UK deals down 40% as cross-border capital diminishes

The UK is a mixed market which is attracting a lot less foreign capital than usual as we approach the end of 2020, experts agreed at Real Asset Media’s Is the UK still OK? Covid-19, Brexit and the Property Markets briefing, which was held online this week.

“Capital market transactions are down 40% this year, which gives you an idea of how quiet life is,” said Stephanie McMahon, senior director, head of research, BNP Paribas Real Estate UK. “In Central London, office take-up is down 70% on last year. It’s a provisional figure but it shows where we are, even if the market will pick up towards the end of the year,” she said.

There is a mood of caution among investors across Europe and indeed the world. But now that cross-border capital is unable or unwilling to invest, the UK is paying the price for the dominant role that foreign investors have played.

“Markets are in risk-off mode in general, but the big difference between the UK and Germany or France is that in these two countries domestic capital is very active,” said Tony Brown, global head of real estate, M&G Real Estate.

Investment volumes in Germany are likely to be higher this year than in 2019, which is remarkable, and even in France record yields are being achieved for Paris CBD assets.

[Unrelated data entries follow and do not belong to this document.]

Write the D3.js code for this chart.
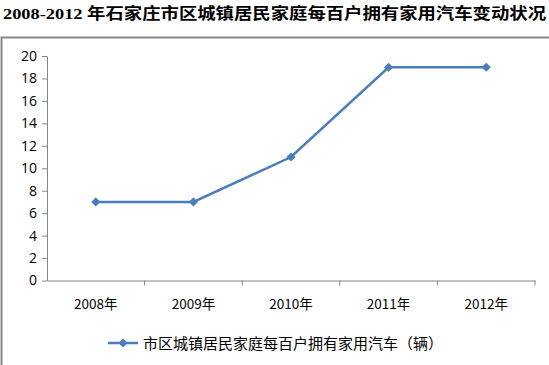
<!DOCTYPE html>
<html>
<head>
<meta charset="utf-8">
<script src="https://cdn.jsdelivr.net/npm/d3@7"></script>
<style>
  body { margin: 0; background: #fff; }
  svg { display: block; }
</style>
</head>
<body>
<div id="chart"></div>
<script>
const years = ['2008年', '2009年', '2010年', '2011年', '2012年'];
const cars = [7, 7, 11, 19, 19];
const yTicks = [0, 2, 4, 6, 8, 10, 12, 14, 16, 18, 20];
const seriesName = '市区城镇居民家庭每百户拥有家用汽车（辆）';
const titleText = '2008-2012 年石家庄市区城镇居民家庭每百户拥有家用汽车变动状况';

const width = 549, height = 365;
const lineColor = '#4a7ebb';
const cjk = '"Noto Sans CJK SC", "DejaVu Sans", sans-serif';

const svg = d3.select('#chart').append('svg')
  .attr('width', width)
  .attr('height', height);

// title
svg.append('text')
  .attr('x', 3)
  .attr('y', 19)
  .attr('font-family', '"Liberation Serif", "Noto Sans CJK SC", serif')
  .attr('font-weight', 'bold')
  .attr('font-size', 15.5)
  .attr('fill', '#000')
  .attr('textLength', 543)
  .attr('lengthAdjust', 'spacingAndGlyphs')
  .text(titleText);

// chart frame (left + top edges)
svg.append('path')
  .attr('d', `M1.5,${height}V37.5H${width}`)
  .attr('fill', 'none')
  .attr('stroke', '#888')
  .attr('stroke-width', 2);

const x = d3.scaleBand().domain(years).range([47, 535]);
const y = d3.scaleLinear().domain([0, 20]).range([280.5, 56]);

// y axis
const yAxis = svg.append('g')
  .attr('transform', 'translate(47,0)')
  .call(d3.axisLeft(y).tickValues(yTicks).tickSize(5).tickPadding(5).tickSizeOuter(0));
yAxis.select('.domain').attr('stroke', '#868686');
yAxis.selectAll('.tick line').attr('stroke', '#868686');
yAxis.selectAll('text')
  .attr('font-family', '"Open Sans", "DejaVu Sans", sans-serif')
  .attr('font-size', 14)
  .attr('fill', '#000');

// x axis
const xAxis = svg.append('g')
  .attr('transform', `translate(0,${y(0)})`)
  .call(d3.axisBottom(x).tickSize(0).tickPadding(19));
xAxis.select('.domain').attr('stroke', '#868686');
xAxis.selectAll('text')
  .attr('font-family', cjk)
  .attr('font-size', 13.5)
  .attr('fill', '#000');
// category boundary ticks
svg.append('g').selectAll('line')
  .data(years)
  .enter().append('line')
  .attr('x1', d => x(d) + x.bandwidth())
  .attr('x2', d => x(d) + x.bandwidth())
  .attr('y1', y(0))
  .attr('y2', y(0) + 5)
  .attr('stroke', '#868686');

// series line
const line = d3.line()
  .x((d, i) => x(years[i]) + x.bandwidth() / 2)
  .y(d => y(d));

svg.append('path')
  .datum(cars)
  .attr('d', line)
  .attr('fill', 'none')
  .attr('stroke', lineColor)
  .attr('stroke-width', 2.5);

const diamond = d3.symbol().type(d3.symbolSquare).size(42);
svg.selectAll('.pt')
  .data(cars)
  .enter().append('path')
  .attr('class', 'pt')
  .attr('d', diamond)
  .attr('transform', (d, i) => `translate(${x(years[i]) + x.bandwidth() / 2},${y(d)}) rotate(45)`)
  .attr('fill', lineColor);

// legend
const lg = svg.append('g').attr('transform', 'translate(108,343)');
lg.append('line')
  .attr('x1', 0).attr('x2', 30)
  .attr('stroke', lineColor)
  .attr('stroke-width', 2.5);
lg.append('path')
  .attr('d', diamond)
  .attr('transform', 'translate(15,0) rotate(45)')
  .attr('fill', lineColor);
lg.append('text')
  .attr('x', 35)
  .attr('y', 5.5)
  .attr('font-family', cjk)
  .attr('font-size', 15)
  .attr('fill', '#000')
  .text(seriesName);
</script>
</body>
</html>
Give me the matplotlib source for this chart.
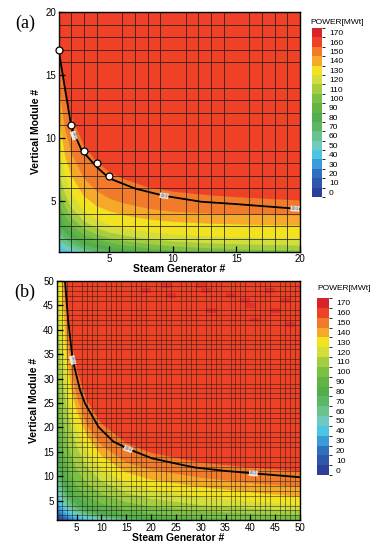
import numpy as np
import matplotlib
matplotlib.use("Agg")
import matplotlib.pyplot as plt
from matplotlib.colors import ListedColormap, BoundaryNorm
from matplotlib.cm import ScalarMappable

plt.rcParams['font.family'] = ['Liberation Sans', 'DejaVu Sans']

# legend levels and their band colours
LEVELS = list(range(0, 180, 10))
LEVEL_COLORS = ['#2e3f99', '#2d57a9', '#2f6fc0', '#3b9ad8', '#4ec4e4', '#6dcbc0',
                '#6bc38c', '#5cb765', '#52ae4b', '#62b446', '#7cc043', '#a6cd40',
                '#d4de3a', '#f3e21f', '#f6a82a', '#f17a2b', '#ee4126', '#d9232a']

# ---- panel (a): band boundaries (vertical module # at each steam generator #)
S_A = [1, 1.5, 2, 3, 4, 5, 6, 8, 10, 13, 16, 20]
A_160 = [17.3, 13.5, 11.7, 9.4, 8.1, 7.3, 6.8, 6.1, 5.75, 5.45, 5.25, 5.05]
A_150 = [14.2, 10.8, 8.8, 6.8, 5.8, 5.2, 4.85, 4.4, 4.15, 4.0, 3.92, 3.86]
A_140 = [11.8, 8.6, 7.0, 5.4, 4.6, 4.2, 3.9, 3.55, 3.35, 3.2, 3.12, 3.06]
A_130 = [9.3, 7.0, 5.6, 4.2, 3.55, 3.1, 2.85, 2.55, 2.35, 2.2, 2.1, 2.03]
A_120 = [7.3, 5.6, 4.5, 3.4, 2.85, 2.5, 2.3, 2.0, 1.8, 1.65, 1.55, 1.48]
A_110 = [5.9, 4.6, 3.7, 2.8, 2.35, 2.05, 1.85, 1.6, 1.4, 1.25, 1.15, 1.08]
A_100 = [4.8, 3.8, 3.1, 2.3, 1.95, 1.7, 1.5, 1.25, 1.05, 0.9, 0.8, 0.7]
A_90 = [3.9, 3.1, 2.55, 1.9, 1.6, 1.35, 1.2, 0.95, 0.8, 0.7, 0.6, 0.5]
A_80 = [3.1, 2.5, 2.05, 1.5, 1.25, 1.05, 0.95, 0.8, 0.7, 0.6, 0.5, 0.5]
A_70 = [2.5, 2.0, 1.65, 1.2, 0.95, 0.85, 0.8, 0.7, 0.6, 0.5, 0.5, 0.5]
A_60 = [1.95, 1.55, 1.3, 0.95, 0.8, 0.7, 0.6, 0.5, 0.5, 0.5, 0.5, 0.5]
A_50 = [1.45, 1.15, 0.95, 0.8, 0.7, 0.6, 0.5, 0.5, 0.5, 0.5, 0.5, 0.5]
A_40 = [0.95, 0.8, 0.7, 0.6, 0.5, 0.5, 0.5, 0.5, 0.5, 0.5, 0.5, 0.5]

A_LINE_S = [1, 2, 2.8, 4, 5, 7, 9.3, 12.2, 15, 20]
A_LINE_V = [17, 10.9, 9.05, 7.7, 6.8, 6.0, 5.42, 4.95, 4.76, 4.37]
A_PTS_S = [1, 2, 3, 4, 5]
A_PTS_V = [17, 11, 9, 8, 7]

# ---- panel (b)
S_B = [1, 1.5, 2, 3, 4, 5, 7, 10, 15, 20, 30, 40, 50]
B_160 = [200, 120, 70, 47, 37.5, 32, 25.5, 20.8, 16.8, 14.8, 12.8, 11.8, 11.0]
B_150 = [130, 85, 58, 40, 31, 26.5, 20.5, 16.3, 12.8, 11.3, 9.7, 8.6, 7.8]
B_140 = [90, 62, 49, 34, 27.5, 23.5, 18.5, 14.2, 10.8, 9.3, 7.8, 6.7, 5.8]
B_130 = [60, 48, 40, 28.5, 23, 19.5, 15, 11.5, 8.6, 7.2, 5.8, 4.8, 4.1]
B_120 = [48, 38, 31, 24, 19.5, 16, 12, 9.0, 6.6, 5.4, 4.1, 3.4, 2.9]
B_110 = [34, 28, 23.5, 17.5, 14, 11.5, 8.6, 6.4, 4.7, 3.8, 2.9, 2.35, 1.95]
B_100 = [26, 20.5, 17, 12.3, 9.8, 8.0, 6.0, 4.4, 3.1, 2.4, 1.55, 1.2, 0.95]
B_90 = [20, 15.5, 12.6, 9.0, 7.1, 5.8, 4.3, 3.1, 2.1, 1.6, 1.1, 0.9, 0.8]
B_80 = [15, 11.6, 9.5, 6.7, 5.2, 4.2, 3.1, 2.2, 1.45, 1.05, 0.8, 0.7, 0.6]
B_70 = [12, 9.3, 7.7, 5.4, 4.2, 3.4, 2.45, 1.7, 1.1, 0.85, 0.6, 0.5, 0.5]
B_60 = [9, 7.0, 5.8, 4.1, 3.2, 2.6, 1.85, 1.3, 0.9, 0.7, 0.5, 0.5, 0.5]
B_50 = [7, 5.4, 4.4, 3.1, 2.4, 1.95, 1.4, 1.0, 0.7, 0.6, 0.5, 0.5, 0.5]
B_40 = [5, 3.9, 3.2, 2.2, 1.7, 1.4, 1.0, 0.75, 0.6, 0.5, 0.5, 0.5, 0.5]
B_30 = [3.6, 2.8, 2.3, 1.6, 1.2, 1.0, 0.75, 0.6, 0.5, 0.5, 0.5, 0.5, 0.5]
B_20 = [2.5, 1.95, 1.6, 1.1, 0.85, 0.7, 0.6, 0.5, 0.5, 0.5, 0.5, 0.5, 0.5]
B_10 = [1.6, 1.3, 1.05, 0.8, 0.6, 0.5, 0.5, 0.5, 0.5, 0.5, 0.5, 0.5, 0.5]

B_LINE_S = [2.65, 3.3, 4.2, 5.7, 6.7, 9.4, 12.4, 15.4, 20.1, 25, 28.8, 34.9, 40.6, 50]
B_LINE_V = [50, 41.9, 33.8, 27.6, 24.9, 20.1, 17.1, 15.6, 13.7, 12.6, 11.8, 11.1, 10.6, 9.8]

# scattered cells above 170 near the top of panel (b)
B_HOT_S = [19, 23, 24, 30, 31, 32, 36, 39, 40, 41, 44, 45, 47, 48]
B_HOT_V = [48, 49, 47, 49, 48, 44, 47, 46, 45, 42, 48, 44, 46, 41]

W, H = 371, 545
fig = plt.figure(figsize=(W / 100, H / 100), dpi=100)


def box(x0, y0, x1, y1):
    # pixel box (top-left origin) -> figure fraction
    return [x0 / W, 1 - y1 / H, (x1 - x0) / W, (y1 - y0) / H]


def draw_map(ax, s, bands, base, smax, step, line_s, line_v, lbls, lw_grid, a_grid):
    s = np.asarray(s)
    ax.fill_between([0, smax + 1], 0, 1000, color=LEVEL_COLORS[LEVELS.index(base)], lw=0)
    for lvl, b in bands:
        ax.fill_between(s, b, 1000, color=LEVEL_COLORS[LEVELS.index(lvl)], lw=0)
    ax.plot(line_s, line_v, color='black', lw=1.3, zorder=4)
    for (x, y, rot) in lbls:
        ax.text(x, y, '160', fontsize=3.5, color='#777777', rotation=rot,
                ha='center', va='center', zorder=5,
                bbox=dict(facecolor='white', edgecolor='none', alpha=0.85, pad=0.2))
    ax.set_xlim(1, smax)
    ax.set_ylim(1, smax)
    ticks = np.arange(step, smax + 1, step)
    ax.set_xticks(ticks)
    ax.set_yticks(ticks)
    ax.set_xticks(np.arange(1, smax + 1), minor=True)
    ax.set_yticks(np.arange(1, smax + 1), minor=True)
    ax.grid(which='minor', color='#1a1a1a', lw=lw_grid, alpha=a_grid)
    ax.set_axisbelow(False)
    ax.tick_params(which='major', direction='in', length=4, width=0.9,
                   labelsize=7, pad=2)
    ax.tick_params(which='minor', length=0)
    for sp in ax.spines.values():
        sp.set_linewidth(1.0)
    ax.set_xlabel('Steam Generator #', fontsize=7.5, fontweight='bold', labelpad=0)
    ax.set_ylabel('Vertical Module #', fontsize=7.5, fontweight='bold', labelpad=3)


def draw_legend(cax, title_xy):
    cmap = ListedColormap(LEVEL_COLORS)
    bounds = np.arange(0, 190, 10)
    norm = BoundaryNorm(bounds, cmap.N)
    cb = fig.colorbar(ScalarMappable(norm=norm, cmap=cmap), cax=cax,
                      ticks=np.array(LEVELS) + 5)
    cb.ax.set_yticklabels([str(v) for v in LEVELS])
    cb.outline.set_visible(False)
    cb.ax.tick_params(length=0, labelsize=6, pad=5)
    fig.text(title_xy[0] / W, 1 - title_xy[1] / H, 'POWER[MWt]', fontsize=6,
             ha='left', va='center')


# panel (a)
ax_a = fig.add_axes(box(58.6, 12, 300, 251.5))
bands_a = [(40, A_40), (50, A_50), (60, A_60), (70, A_70), (80, A_80), (90, A_90),
           (100, A_100), (110, A_110), (120, A_120), (130, A_130), (140, A_140),
           (150, A_150), (160, A_160)]
draw_map(ax_a, S_A, bands_a, 30, 20, 5, A_LINE_S, A_LINE_V,
         [(2.2, 10.2, -72), (9.3, 5.42, -8), (19.6, 4.4, -3)], 0.7, 0.75)
ax_a.plot(A_PTS_S, A_PTS_V, 'o', ms=5, mfc='white', mec='black', mew=0.9,
          zorder=6, clip_on=False)
fig.text(25 / W, 1 - 23 / H, '(a)', fontsize=13, family='Liberation Serif',
         ha='center', va='center')
draw_legend(fig.add_axes(box(312, 28, 322, 197)), (310, 22))

# panel (b)
ax_b = fig.add_axes(box(56.8, 281, 300, 520.2))
bands_b = [(10, B_10), (20, B_20), (30, B_30), (40, B_40), (50, B_50), (60, B_60),
           (70, B_70), (80, B_80), (90, B_90), (100, B_100), (110, B_110),
           (120, B_120), (130, B_130), (140, B_140), (150, B_150), (160, B_160)]
draw_map(ax_b, S_B, bands_b, 0, 50, 5, B_LINE_S, B_LINE_V,
         [(4.2, 33.8, -75), (15.4, 15.6, -20), (40.6, 10.6, -5)], 0.5, 0.7)
ax_b.bar(B_HOT_S, 1.0, width=2.0, bottom=np.array(B_HOT_V) - 0.5,
         color=LEVEL_COLORS[-1], alpha=0.55, lw=0, zorder=1.5)
fig.text(25 / W, 1 - 292 / H, '(b)', fontsize=13, family='Liberation Serif',
         ha='center', va='center')
draw_legend(fig.add_axes(box(317, 298, 329, 475)), (317, 288))

fig.savefig('out.png', dpi=100)
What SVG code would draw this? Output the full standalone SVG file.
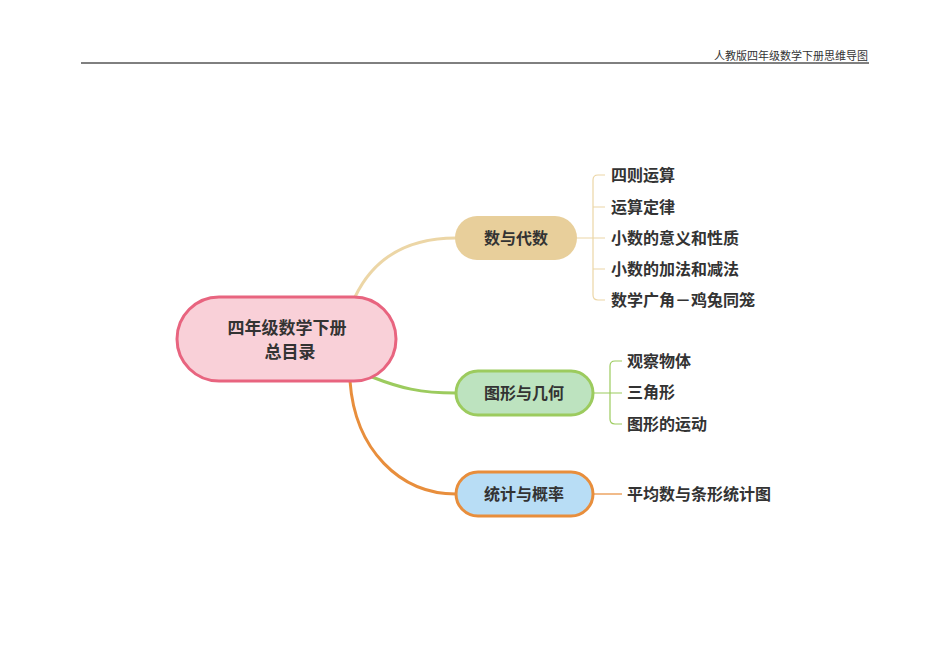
<svg xmlns="http://www.w3.org/2000/svg" width="950" height="672" viewBox="0 0 950 672">
<style>
text{font-family:"Noto Sans CJK SC","Noto Sans",sans-serif;fill:#333}
.n{font-weight:bold;font-size:16px;text-anchor:middle;dominant-baseline:central}
.c{font-weight:bold;font-size:16px;dominant-baseline:central}
.l{fill:none;stroke-width:3}
.b{fill:none;stroke-width:1.2}
</style>
<rect width="950" height="672" fill="#fff"/>
<g id="header">
<text x="868" y="60" font-size="11" text-anchor="end" style="font-family:'Noto Sans CJK SC',serif">人教版四年级数学下册思维导图</text>
<line x1="81" y1="63" x2="869" y2="63" stroke="#000" stroke-width="1"/>
</g>
<g id="connectors">
<path class="l" stroke="#ECD6A6" d="M355,297 C375,255 410,238 456,238"/>
<path class="l" stroke="#9CCB5E" d="M372,377 C400,388 420,393 456,393"/>
<path class="l" stroke="#E88E3C" d="M350,381 C355,450 400,494 456,494"/>
<g stroke="#ECD6A6" class="b">
<path d="M577,238 H605 M605,175 H598 Q593,175 593,180 V295 Q593,300 598,300 H605 M593,207 H605 M593,269 H605"/>
</g>
<g stroke="#9CCB5E" class="b">
<path d="M593,393 H622 M622,361 H615 Q610,361 610,366 V419 Q610,424 615,424 H622"/>
</g>
<path class="b" stroke="#E88E3C" d="M593,494 H622"/>
</g>
<g id="root">
<rect x="177" y="297" width="219" height="84" rx="42" fill="#F9D0D8" stroke="#E8647F" stroke-width="3"/>
<text class="n" x="287" y="326" style="font-size:17px">四年级数学下册</text>
<text class="n" x="290" y="350" style="font-size:17px">总目录</text>
</g>
<g id="n1">
<rect x="455" y="216" width="122" height="44" rx="22" fill="#E8CF9B"/>
<text class="n" x="516" y="237">数与代数</text>
</g>
<g id="n2">
<rect x="456" y="371" width="137" height="44" rx="22" fill="#BDE3BF" stroke="#9CCB5E" stroke-width="3"/>
<text class="n" x="524" y="392">图形与几何</text>
</g>
<g id="n3">
<rect x="456" y="472" width="137" height="44" rx="22" fill="#B8DDF5" stroke="#E88E3C" stroke-width="3"/>
<text class="n" x="524" y="493">统计与概率</text>
</g>
<g id="c1"><text class="c" x="611" y="174">四则运算</text></g>
<g id="c2"><text class="c" x="611" y="206">运算定律</text></g>
<g id="c3"><text class="c" x="611" y="237">小数的意义和性质</text></g>
<g id="c4"><text class="c" x="611" y="268">小数的加法和减法</text></g>
<g id="c5"><text class="c" x="611" y="299">数学广角－鸡兔同笼</text></g>
<g id="c6"><text class="c" x="627" y="360">观察物体</text></g>
<g id="c7"><text class="c" x="627" y="391">三角形</text></g>
<g id="c8"><text class="c" x="627" y="423">图形的运动</text></g>
<g id="c9"><text class="c" x="627" y="493">平均数与条形统计图</text></g>
</svg>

Limited cross-border capital currently entering UK

“That is a big contrast to the UK, where we’ve seen a lot less investor demand,” Brown said. “It is difficult to tell if it’s sentiment, Brexit or the practical impact of travel restrictions, but the reality is that there’s limited cross-border capital coming into the UK at the moment.”

There are advantages to the situation, he pointed out, as there is a lot less competition in the market and proactive investors can buy prime assets more easily.

There are big differences between the UK and its Continental peers but also within the UK itself.

“We see a very polarised, disaggregated market,” said Mark Haywood, partner, CMS. “Investment volumes are down some 35% on the ten-year average, but the industrial sector has never been stronger. A lot of what is on our desk now is industrial deals, anything from £50 to £500-600 million.”

The next priority for investors at the moment is the living sector, he said, from healthcare and student housing to regional PRS investments.

“An example is the four 64-storey Renaker towers in Manchester, with 1,500 apartments,” said Haywood. “It shows the level of interest in build to rent, but also the shift to regional cities. London has become more expensive and difficult to live in, while the regions have become a lot more attractive.”